Since 1967, the population of Jerusalem has more than tripled. New construction has become routine, infrastructure has expanded, and the city has become a center of the high-tech industry. Its sacred spaces, synagogues and study halls, chesed organizations and religious life, are remarkably vibrant. Although we still await the rebuilding of the Holy Temple, the city of Jerusalem no longer “sits in solitude, like a widow” (Eicha 1:1) but has welcomed the return of its children as was prophesied millennia ago.
Yet, there are still challenges ahead. Several nations including the United States have already returned their embassies to Jerusalem, and others have committed to do so, but much of the world still denies Jewish rights and sovereignty. NATO members like France and Turkey maintain consulates in Jerusalem that function as embassies to the Palestinians, in defiance of law and reality.

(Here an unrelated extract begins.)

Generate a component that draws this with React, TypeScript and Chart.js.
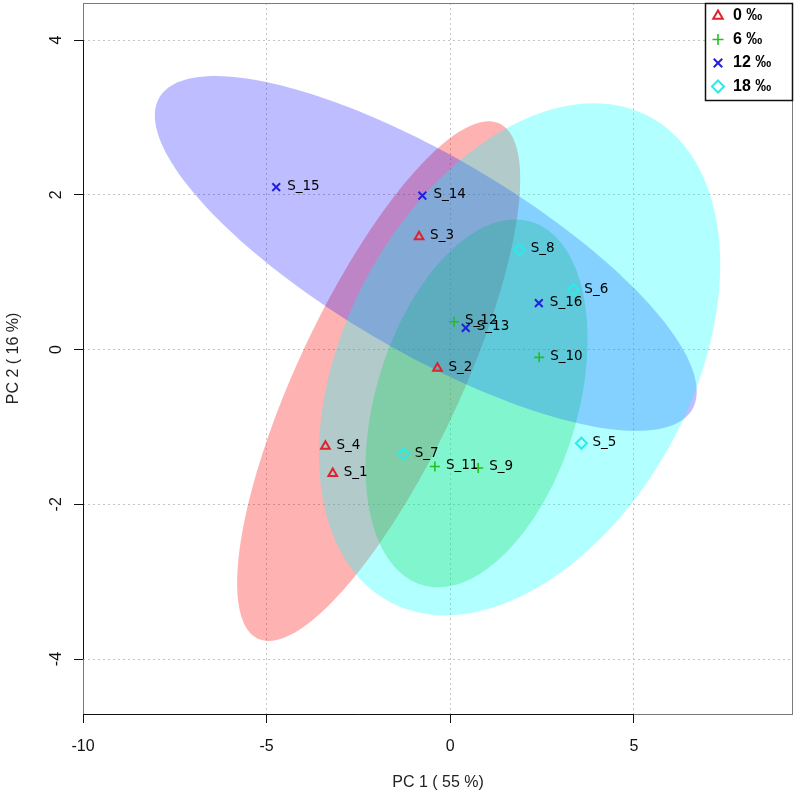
import React, { useEffect, useRef } from 'react';
import { Chart, registerables } from 'chart.js';
import { drawPoint } from 'chart.js/helpers';

Chart.register(...registerables);

// ---- data ----
const groupLabels = ['0 ‰', '6 ‰', '12 ‰', '18 ‰'];

const names0 = ['S_1', 'S_2', 'S_3', 'S_4'];
const pc1_0 = [-3.2, -0.35, -0.85, -3.4];
const pc2_0 = [-1.6, -0.24, 1.46, -1.25];

const names6 = ['S_9', 'S_10', 'S_11', 'S_12'];
const pc1_6 = [0.76, 2.42, -0.42, 0.1];
const pc2_6 = [-1.53, -0.1, -1.51, 0.36];

const names12 = ['S_13', 'S_14', 'S_15', 'S_16'];
const pc1_12 = [0.42, -0.76, -4.74, 2.41];
const pc2_12 = [0.28, 1.99, 2.1, 0.6];

const names18 = ['S_5', 'S_6', 'S_7', 'S_8'];
const pc1_18 = [3.57, 3.35, -1.27, 1.89];
const pc2_18 = [-1.21, 0.77, -1.35, 1.29];

const xTicks = [-10, -5, 0, 5];
const yTicks = [-4, -2, 0, 2, 4];
const xTitle = 'PC 1 ( 55 %)';
const yTitle = 'PC 2 ( 16 %)';
const ellipseLevel = 0.95;

// ---- styles ----
const markerColors = ['#E0222E', '#22C022', '#2222DD', '#2BEAEA'];
const fillColors = ['rgba(255,0,0,0.3)', 'rgba(0,205,0,0.28)', 'rgba(0,0,255,0.26)', 'rgba(0,255,255,0.3)'];
const pointStyles = ['triangle', 'cross', 'crossRot', 'rectRot'];
const pointRadii = [5, 5, 5.5, 5.5];
const pointWidths = [2, 1.6, 2, 2];

export default function App() {
  const ref = useRef<HTMLCanvasElement>(null);

  useEffect(() => {
    document.body.style.margin = '0';
    const canvas = ref.current;
    if (!canvas) return;

    const groups = [
      { names: names0, xs: pc1_0, ys: pc2_0 },
      { names: names6, xs: pc1_6, ys: pc2_6 },
      { names: names12, xs: pc1_12, ys: pc2_12 },
      { names: names18, xs: pc1_18, ys: pc2_18 },
    ];

    const datasets = groups.map((g, i) => ({
      label: groupLabels[i],
      data: g.xs.map((x, j) => ({ x, y: g.ys[j] })),
      pointStyle: pointStyles[i],
      borderColor: markerColors[i],
      backgroundColor: 'rgba(0,0,0,0)',
      pointBorderColor: markerColors[i],
      pointBackgroundColor: 'rgba(0,0,0,0)',
      pointRadius: pointRadii[i],
      pointBorderWidth: pointWidths[i],
      borderWidth: pointWidths[i],
    }));

    const legendBox = { w: 88, h: 97, rowH: 23.5, first: 13 };

    const decor = {
      id: 'decor',
      beforeDatasetsDraw(chart: any) {
        const { ctx, chartArea, scales } = chart;
        const xs = scales.x;
        const ys = scales.y;
        const r = Math.sqrt(-2 * Math.log(1 - ellipseLevel));
        ctx.save();
        ctx.beginPath();
        ctx.rect(chartArea.left, chartArea.top, chartArea.right - chartArea.left, chartArea.bottom - chartArea.top);
        ctx.clip();
        groups.forEach((g, i) => {
          const n = g.xs.length;
          const mx = g.xs.reduce((a, b) => a + b, 0) / n;
          const my = g.ys.reduce((a, b) => a + b, 0) / n;
          let sxx = 0, syy = 0, sxy = 0;
          for (let k = 0; k < n; k++) {
            const dx = g.xs[k] - mx;
            const dy = g.ys[k] - my;
            sxx += dx * dx; syy += dy * dy; sxy += dx * dy;
          }
          const sx = Math.sqrt(sxx / (n - 1));
          const sy = Math.sqrt(syy / (n - 1));
          const rho = sxy / Math.sqrt(sxx * syy);
          const q = Math.sqrt(Math.max(0, 1 - rho * rho));
          ctx.beginPath();
          const steps = 200;
          for (let k = 0; k <= steps; k++) {
            const t = (2 * Math.PI * k) / steps;
            const vx = mx + r * sx * Math.cos(t);
            const vy = my + r * sy * (rho * Math.cos(t) + q * Math.sin(t));
            const px = xs.getPixelForValue(vx);
            const py = ys.getPixelForValue(vy);
            if (k === 0) ctx.moveTo(px, py); else ctx.lineTo(px, py);
          }
          ctx.closePath();
          ctx.fillStyle = fillColors[i];
          ctx.fill();
        });
        ctx.restore();
      },
      afterDatasetsDraw(chart: any) {
        const { ctx, scales } = chart;
        ctx.save();
        ctx.font = '13.5px "DejaVu Sans"';
        ctx.fillStyle = '#000';
        ctx.textBaseline = 'middle';
        ctx.textAlign = 'left';
        groups.forEach((g) => {
          g.names.forEach((nm, k) => {
            const px = scales.x.getPixelForValue(g.xs[k]);
            const py = scales.y.getPixelForValue(g.ys[k]);
            ctx.fillText(nm, px + 11, py - 1);
          });
        });
        ctx.restore();
      },
      afterDraw(chart: any) {
        const { ctx, chartArea: ca, scales } = chart;
        ctx.save();
        // plot box
        ctx.strokeStyle = '#7a7a7a';
        ctx.lineWidth = 1;
        ctx.strokeRect(ca.left + 0.5, ca.top + 0.5, ca.right - ca.left - 1, ca.bottom - ca.top);
        // axis lines spanning first to last tick
        ctx.strokeStyle = '#111';
        ctx.beginPath();
        ctx.moveTo(scales.x.getPixelForValue(xTicks[0]), ca.bottom + 0.5);
        ctx.lineTo(scales.x.getPixelForValue(xTicks[xTicks.length - 1]), ca.bottom + 0.5);
        ctx.moveTo(ca.left + 0.5, scales.y.getPixelForValue(yTicks[0]));
        ctx.lineTo(ca.left + 0.5, scales.y.getPixelForValue(yTicks[yTicks.length - 1]));
        ctx.stroke();
        // legend
        const bx = ca.right - legendBox.w;
        const by = ca.top;
        ctx.fillStyle = '#fff';
        ctx.fillRect(bx, by, legendBox.w, legendBox.h);
        ctx.strokeStyle = '#111';
        ctx.lineWidth = 1.5;
        ctx.strokeRect(bx + 0.5, by + 0.5, legendBox.w - 1, legendBox.h);
        ctx.font = 'bold 16px "Liberation Sans", Arial, sans-serif';
        ctx.textBaseline = 'middle';
        ctx.textAlign = 'left';
        groupLabels.forEach((lbl, i) => {
          const cy = by + legendBox.first + i * legendBox.rowH;
          ctx.strokeStyle = markerColors[i];
          ctx.fillStyle = 'rgba(0,0,0,0)';
          ctx.lineWidth = pointWidths[i];
          drawPoint(ctx, { pointStyle: pointStyles[i], radius: pointRadii[i] + 0.5, rotation: 0, borderWidth: pointWidths[i] } as any, bx + 13, cy);
          ctx.fillStyle = '#000';
          ctx.fillText(lbl, bx + 28, cy);
        });
        ctx.restore();
      },
    };

    Chart.defaults.font.family = '"Liberation Sans", Arial, sans-serif';

    const chart = new Chart(canvas, {
      type: 'scatter',
      data: { datasets: datasets as any },
      options: {
        animation: false,
        responsive: false,
        devicePixelRatio: 1,
        layout: { autoPadding: false, padding: { left: 0, right: 7, top: 3, bottom: 0 } },
        plugins: {
          legend: { display: false },
          tooltip: { enabled: false },
        },
        scales: {
          x: {
            type: 'linear',
            min: -10,
            max: 9.33,
            afterFit: (s: any) => { s.height = 86; s.paddingLeft = 0; s.paddingRight = 0; },
            afterBuildTicks: (s: any) => { s.ticks = xTicks.map((v) => ({ value: v })); },
            grid: {
              color: '#c4c4c4',
              lineWidth: 1,
              tickLength: 9,
              tickColor: '#111',
              tickBorderDash: [],
              drawTicks: true,
            } as any,
            border: { display: false, dash: [2, 3] } as any,
            ticks: {
              color: '#111',
              padding: 14,
              font: { size: 16 },
              callback: (v: any) => String(v),
            },
            title: {
              display: true,
              text: xTitle,
              color: '#222',
              font: { size: 16 },
              padding: { top: 0, bottom: 8 },
            },
          },
          y: {
            type: 'linear',
            min: -4.71,
            max: 4.48,
            afterFit: (s: any) => { s.width = 83; s.paddingTop = 0; s.paddingBottom = 0; },
            afterBuildTicks: (s: any) => { s.ticks = yTicks.map((v) => ({ value: v })); },
            grid: {
              color: '#c4c4c4',
              lineWidth: 1,
              tickLength: 9,
              tickColor: '#111',
              tickBorderDash: [],
              drawTicks: true,
            } as any,
            border: { display: false, dash: [2, 3] } as any,
            ticks: {
              color: '#111',
              padding: 10,
              minRotation: 90,
              maxRotation: 90,
              crossAlign: 'center',
              font: { size: 16 },
              callback: (v: any) => String(v),
            },
            title: {
              display: true,
              text: yTitle,
              color: '#222',
              font: { size: 16 },
              padding: { top: 4, bottom: 0 },
            },
          },
        },
      },
      plugins: [decor as any],
    });

    return () => chart.destroy();
  }, []);

  return (
    <div style={{ width: 800, height: 800 }}>
      <canvas ref={ref} width={800} height={800} style={{ display: 'block' }} />
    </div>
  );
}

Other nations like Qatar are primary subsidizers of radical Muslim forces that seek to undermine Israeli sovereignty in Jerusalem and promote the fantasy of Israel’s demise. Just in the past year, UNRWA, a major source of hostility against Israel, was closed down and banned from Jerusalem. Israel will need to act against these and other nefarious forces in order to strengthen its sovereignty over the Holy City.
Israel’s administration of Jerusalem has guaranteed freedom of worship to all religions and the preservation of all holy places, a sharp contrast to the predation of the Jordanians and what could be expected if the city ever reverts to Arab rule in any form.
Our generation is privileged to have witnessed the liberation of Jerusalem earned through the sacrifice of our soldiers as well as the renaissance of the city now that its children have returned home. Jerusalem, today as always, is a conduit for the divine blessings that flow from heaven to earth. “Pray for the peace of Jerusalem, those who love you will find serenity” (Tehillim 122:6). Israel will meet all the challenges ahead and, we pray, usher in an era of universal peace, in which all nations will heed the “word of G-D that goes forth from Jerusalem” (Yeshayahu 2:3).